• [TASK BRIEF]
For each line below that includes the word "this", make a copy.

• [EXTRACTED RECORDS]
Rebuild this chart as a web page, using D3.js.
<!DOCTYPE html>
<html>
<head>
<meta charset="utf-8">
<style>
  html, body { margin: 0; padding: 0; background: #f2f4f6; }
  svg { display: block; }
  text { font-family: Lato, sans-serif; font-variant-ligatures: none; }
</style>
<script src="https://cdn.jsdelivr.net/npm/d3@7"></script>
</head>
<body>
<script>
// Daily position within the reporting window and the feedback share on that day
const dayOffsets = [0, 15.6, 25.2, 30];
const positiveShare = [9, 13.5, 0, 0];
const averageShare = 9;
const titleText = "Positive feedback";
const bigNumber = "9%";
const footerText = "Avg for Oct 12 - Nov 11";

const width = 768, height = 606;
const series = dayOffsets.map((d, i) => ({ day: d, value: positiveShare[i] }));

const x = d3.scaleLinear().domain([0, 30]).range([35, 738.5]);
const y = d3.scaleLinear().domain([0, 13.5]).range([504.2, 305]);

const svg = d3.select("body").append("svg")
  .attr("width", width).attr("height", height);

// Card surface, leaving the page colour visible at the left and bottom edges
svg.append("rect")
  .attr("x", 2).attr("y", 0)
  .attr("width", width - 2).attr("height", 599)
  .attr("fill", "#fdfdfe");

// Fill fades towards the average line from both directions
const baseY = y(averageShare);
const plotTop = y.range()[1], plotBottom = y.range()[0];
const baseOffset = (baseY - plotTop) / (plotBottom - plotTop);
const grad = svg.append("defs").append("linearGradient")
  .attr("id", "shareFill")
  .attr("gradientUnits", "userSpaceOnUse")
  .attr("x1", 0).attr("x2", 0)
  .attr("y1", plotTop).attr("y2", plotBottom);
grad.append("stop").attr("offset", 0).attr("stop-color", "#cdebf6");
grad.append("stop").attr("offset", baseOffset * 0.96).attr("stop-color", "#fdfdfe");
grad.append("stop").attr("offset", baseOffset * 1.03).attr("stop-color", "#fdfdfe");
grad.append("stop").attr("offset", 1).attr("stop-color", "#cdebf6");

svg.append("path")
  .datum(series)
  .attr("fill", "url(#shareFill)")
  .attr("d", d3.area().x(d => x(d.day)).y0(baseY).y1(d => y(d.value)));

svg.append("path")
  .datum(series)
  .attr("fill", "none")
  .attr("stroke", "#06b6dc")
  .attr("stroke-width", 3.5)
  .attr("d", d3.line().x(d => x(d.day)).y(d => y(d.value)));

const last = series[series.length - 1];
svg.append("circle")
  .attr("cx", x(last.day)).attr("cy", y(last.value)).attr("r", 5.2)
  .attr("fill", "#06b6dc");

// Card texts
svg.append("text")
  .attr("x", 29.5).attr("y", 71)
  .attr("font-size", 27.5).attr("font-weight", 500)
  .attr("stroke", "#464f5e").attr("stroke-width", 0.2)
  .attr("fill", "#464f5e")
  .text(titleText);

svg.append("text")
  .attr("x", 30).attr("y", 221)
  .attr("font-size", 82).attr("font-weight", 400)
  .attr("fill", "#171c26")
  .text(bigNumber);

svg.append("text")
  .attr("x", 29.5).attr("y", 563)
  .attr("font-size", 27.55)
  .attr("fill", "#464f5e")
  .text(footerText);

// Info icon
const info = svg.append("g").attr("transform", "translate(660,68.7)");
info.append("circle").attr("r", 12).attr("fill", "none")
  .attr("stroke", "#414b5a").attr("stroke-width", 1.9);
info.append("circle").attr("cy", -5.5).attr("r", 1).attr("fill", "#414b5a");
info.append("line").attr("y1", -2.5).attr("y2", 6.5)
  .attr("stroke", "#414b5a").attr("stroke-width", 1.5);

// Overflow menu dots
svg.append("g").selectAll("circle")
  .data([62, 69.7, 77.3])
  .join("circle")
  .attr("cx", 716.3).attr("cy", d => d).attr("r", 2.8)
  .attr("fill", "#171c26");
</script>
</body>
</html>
==
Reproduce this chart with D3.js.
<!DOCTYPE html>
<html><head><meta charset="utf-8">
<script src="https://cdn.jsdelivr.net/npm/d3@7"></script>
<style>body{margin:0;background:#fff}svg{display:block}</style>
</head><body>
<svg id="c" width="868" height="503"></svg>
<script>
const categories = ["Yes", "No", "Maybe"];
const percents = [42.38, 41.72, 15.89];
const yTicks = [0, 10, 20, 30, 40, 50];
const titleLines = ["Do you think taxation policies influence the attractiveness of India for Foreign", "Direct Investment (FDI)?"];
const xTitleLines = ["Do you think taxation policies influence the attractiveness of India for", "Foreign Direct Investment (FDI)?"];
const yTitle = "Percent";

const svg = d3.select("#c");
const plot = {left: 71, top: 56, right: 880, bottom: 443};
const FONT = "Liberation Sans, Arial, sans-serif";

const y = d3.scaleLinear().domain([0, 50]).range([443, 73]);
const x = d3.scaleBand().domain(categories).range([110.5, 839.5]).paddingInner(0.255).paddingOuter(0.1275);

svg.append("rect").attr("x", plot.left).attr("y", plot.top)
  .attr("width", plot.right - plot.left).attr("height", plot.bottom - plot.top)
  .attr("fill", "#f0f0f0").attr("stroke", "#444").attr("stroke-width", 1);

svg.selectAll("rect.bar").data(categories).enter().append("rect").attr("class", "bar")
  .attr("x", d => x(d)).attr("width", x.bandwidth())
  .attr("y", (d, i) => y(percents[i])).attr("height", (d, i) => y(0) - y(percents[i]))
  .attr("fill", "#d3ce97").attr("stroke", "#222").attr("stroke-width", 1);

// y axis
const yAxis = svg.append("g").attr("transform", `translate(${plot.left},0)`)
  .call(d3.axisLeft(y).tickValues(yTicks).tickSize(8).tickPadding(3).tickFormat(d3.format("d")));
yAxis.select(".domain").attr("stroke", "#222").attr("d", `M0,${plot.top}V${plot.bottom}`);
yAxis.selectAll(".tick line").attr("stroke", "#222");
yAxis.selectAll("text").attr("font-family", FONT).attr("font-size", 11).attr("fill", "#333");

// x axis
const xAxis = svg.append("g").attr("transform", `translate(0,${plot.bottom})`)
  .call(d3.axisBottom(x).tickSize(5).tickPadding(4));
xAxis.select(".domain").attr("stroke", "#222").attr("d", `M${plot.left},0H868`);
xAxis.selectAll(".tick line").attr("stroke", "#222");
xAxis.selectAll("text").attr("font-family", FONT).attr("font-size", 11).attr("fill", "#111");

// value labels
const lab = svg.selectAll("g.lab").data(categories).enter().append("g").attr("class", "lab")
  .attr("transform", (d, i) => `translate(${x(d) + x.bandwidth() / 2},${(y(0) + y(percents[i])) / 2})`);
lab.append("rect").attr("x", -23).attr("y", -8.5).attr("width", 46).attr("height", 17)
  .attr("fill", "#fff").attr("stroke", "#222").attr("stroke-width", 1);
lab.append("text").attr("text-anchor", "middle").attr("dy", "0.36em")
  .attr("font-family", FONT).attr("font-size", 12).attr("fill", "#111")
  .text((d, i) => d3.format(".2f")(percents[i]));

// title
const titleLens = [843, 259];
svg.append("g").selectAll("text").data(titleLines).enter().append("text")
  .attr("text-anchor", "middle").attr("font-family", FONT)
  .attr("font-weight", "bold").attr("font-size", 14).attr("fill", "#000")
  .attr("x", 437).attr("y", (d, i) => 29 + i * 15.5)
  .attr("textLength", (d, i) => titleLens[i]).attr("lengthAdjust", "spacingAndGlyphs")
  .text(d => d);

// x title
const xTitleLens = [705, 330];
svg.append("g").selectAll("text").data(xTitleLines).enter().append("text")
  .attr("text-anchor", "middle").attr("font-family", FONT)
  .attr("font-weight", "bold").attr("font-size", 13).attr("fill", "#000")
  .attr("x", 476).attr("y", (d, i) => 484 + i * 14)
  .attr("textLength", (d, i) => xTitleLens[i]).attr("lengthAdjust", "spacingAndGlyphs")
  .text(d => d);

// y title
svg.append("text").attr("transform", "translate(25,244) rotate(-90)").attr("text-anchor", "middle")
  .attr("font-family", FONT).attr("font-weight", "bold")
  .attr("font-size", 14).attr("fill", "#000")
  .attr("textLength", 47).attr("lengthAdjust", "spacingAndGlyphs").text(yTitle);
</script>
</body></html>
...
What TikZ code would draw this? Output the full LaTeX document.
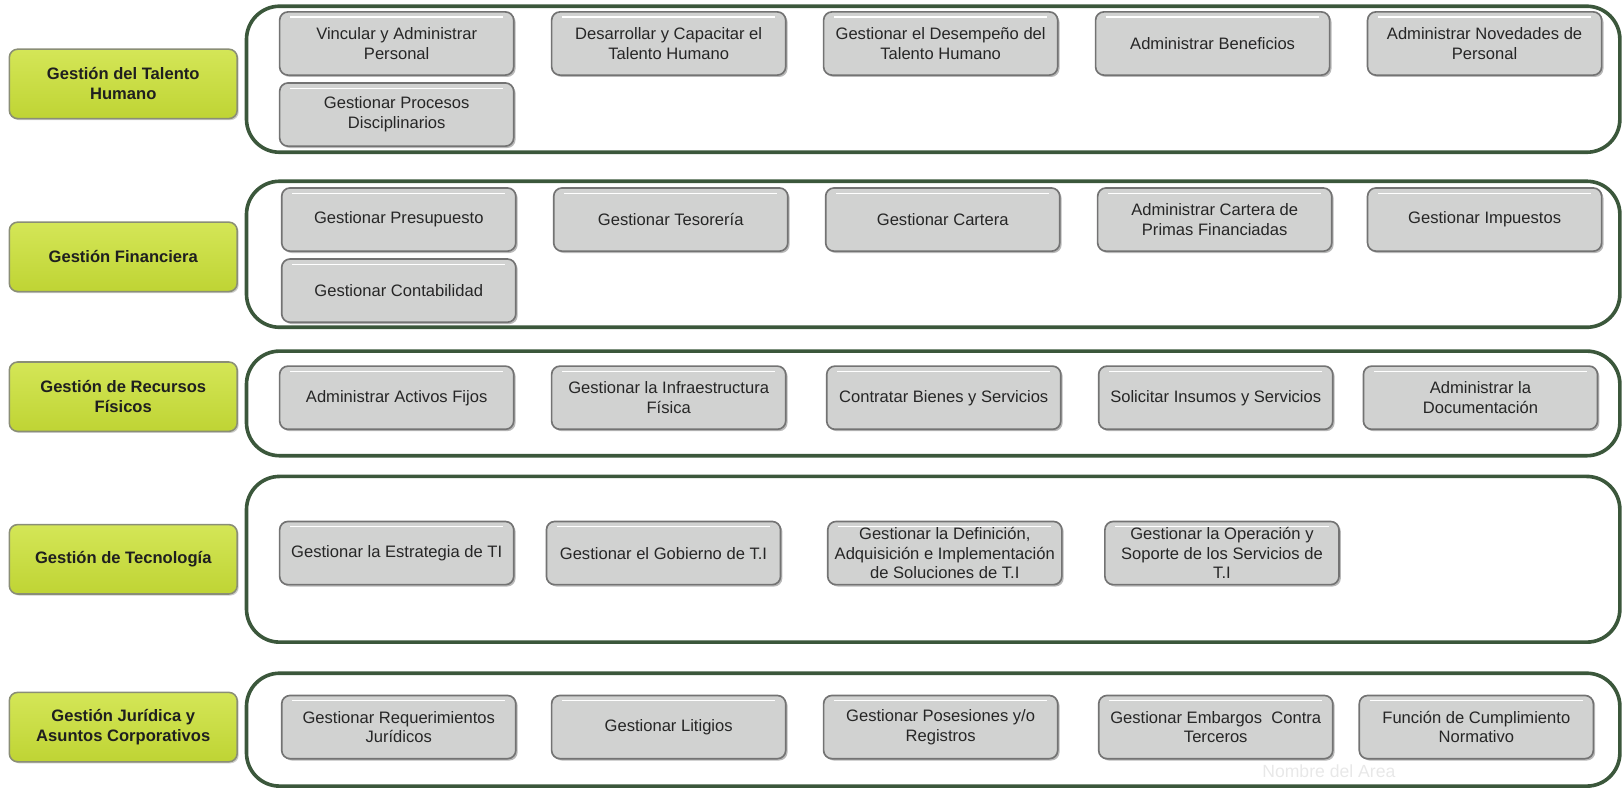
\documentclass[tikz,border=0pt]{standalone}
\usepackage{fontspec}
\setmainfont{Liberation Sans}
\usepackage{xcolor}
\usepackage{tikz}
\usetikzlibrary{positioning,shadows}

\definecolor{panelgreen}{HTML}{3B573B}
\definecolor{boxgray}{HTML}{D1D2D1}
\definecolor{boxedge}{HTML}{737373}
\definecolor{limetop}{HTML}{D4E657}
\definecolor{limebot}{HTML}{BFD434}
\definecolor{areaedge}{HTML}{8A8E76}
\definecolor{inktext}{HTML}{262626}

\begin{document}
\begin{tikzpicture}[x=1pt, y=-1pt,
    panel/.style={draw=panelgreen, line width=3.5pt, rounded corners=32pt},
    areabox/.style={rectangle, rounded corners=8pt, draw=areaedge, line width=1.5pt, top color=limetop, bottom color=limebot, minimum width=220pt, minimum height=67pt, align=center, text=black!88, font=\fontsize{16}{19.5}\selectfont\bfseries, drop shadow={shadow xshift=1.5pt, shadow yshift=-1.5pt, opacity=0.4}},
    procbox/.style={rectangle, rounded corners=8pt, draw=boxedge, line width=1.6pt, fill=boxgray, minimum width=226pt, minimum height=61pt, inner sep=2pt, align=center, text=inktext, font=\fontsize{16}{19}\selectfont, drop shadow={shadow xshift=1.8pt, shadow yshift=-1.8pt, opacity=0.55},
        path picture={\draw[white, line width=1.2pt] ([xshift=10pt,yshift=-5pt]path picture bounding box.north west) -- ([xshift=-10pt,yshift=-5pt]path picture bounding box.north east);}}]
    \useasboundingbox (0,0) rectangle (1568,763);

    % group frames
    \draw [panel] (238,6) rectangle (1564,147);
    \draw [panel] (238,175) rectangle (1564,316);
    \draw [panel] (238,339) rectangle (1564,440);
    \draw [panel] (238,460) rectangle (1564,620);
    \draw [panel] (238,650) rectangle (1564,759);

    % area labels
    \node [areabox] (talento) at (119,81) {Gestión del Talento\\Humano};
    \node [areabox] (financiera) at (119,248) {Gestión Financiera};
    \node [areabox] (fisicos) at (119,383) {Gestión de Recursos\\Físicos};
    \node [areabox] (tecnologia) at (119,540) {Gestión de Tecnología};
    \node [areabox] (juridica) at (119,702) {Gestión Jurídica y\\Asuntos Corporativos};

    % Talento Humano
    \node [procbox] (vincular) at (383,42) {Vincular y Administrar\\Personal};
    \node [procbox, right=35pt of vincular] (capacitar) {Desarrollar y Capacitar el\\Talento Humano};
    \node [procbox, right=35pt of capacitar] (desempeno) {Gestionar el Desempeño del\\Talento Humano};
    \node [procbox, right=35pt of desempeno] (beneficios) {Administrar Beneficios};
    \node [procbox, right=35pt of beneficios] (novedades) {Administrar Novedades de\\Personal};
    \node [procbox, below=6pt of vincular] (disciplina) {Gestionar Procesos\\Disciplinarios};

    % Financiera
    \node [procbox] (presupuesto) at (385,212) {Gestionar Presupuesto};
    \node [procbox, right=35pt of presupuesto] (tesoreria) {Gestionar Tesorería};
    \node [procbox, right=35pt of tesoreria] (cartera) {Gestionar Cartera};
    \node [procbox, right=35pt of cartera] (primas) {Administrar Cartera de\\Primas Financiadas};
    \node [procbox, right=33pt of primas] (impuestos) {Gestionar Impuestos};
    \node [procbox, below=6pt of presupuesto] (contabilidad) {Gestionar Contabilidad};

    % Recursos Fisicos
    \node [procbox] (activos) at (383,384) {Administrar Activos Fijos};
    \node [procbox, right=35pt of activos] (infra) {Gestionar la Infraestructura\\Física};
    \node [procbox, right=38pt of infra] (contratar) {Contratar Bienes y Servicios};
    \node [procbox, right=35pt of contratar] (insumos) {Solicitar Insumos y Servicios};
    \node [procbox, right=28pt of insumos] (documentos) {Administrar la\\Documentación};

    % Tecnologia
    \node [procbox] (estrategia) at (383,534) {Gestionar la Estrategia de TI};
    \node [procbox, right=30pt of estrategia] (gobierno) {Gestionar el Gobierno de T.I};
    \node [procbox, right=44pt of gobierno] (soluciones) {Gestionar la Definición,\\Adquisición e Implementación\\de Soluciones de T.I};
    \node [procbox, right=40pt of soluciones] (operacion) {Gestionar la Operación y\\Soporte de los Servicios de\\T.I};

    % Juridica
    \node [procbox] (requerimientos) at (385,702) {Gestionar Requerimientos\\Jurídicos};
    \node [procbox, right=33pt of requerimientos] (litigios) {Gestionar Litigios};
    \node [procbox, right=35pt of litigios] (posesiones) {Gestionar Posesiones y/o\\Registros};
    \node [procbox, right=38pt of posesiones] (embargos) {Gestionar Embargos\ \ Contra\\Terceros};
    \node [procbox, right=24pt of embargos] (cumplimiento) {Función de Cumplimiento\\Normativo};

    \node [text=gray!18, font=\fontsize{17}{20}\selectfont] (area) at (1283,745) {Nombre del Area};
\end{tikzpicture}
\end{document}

• [THE RESPONSE]
Rebuild this chart as a web page, using D3.js.
Reproduce this chart with D3.js.
What TikZ code would draw this? Output the full LaTeX document.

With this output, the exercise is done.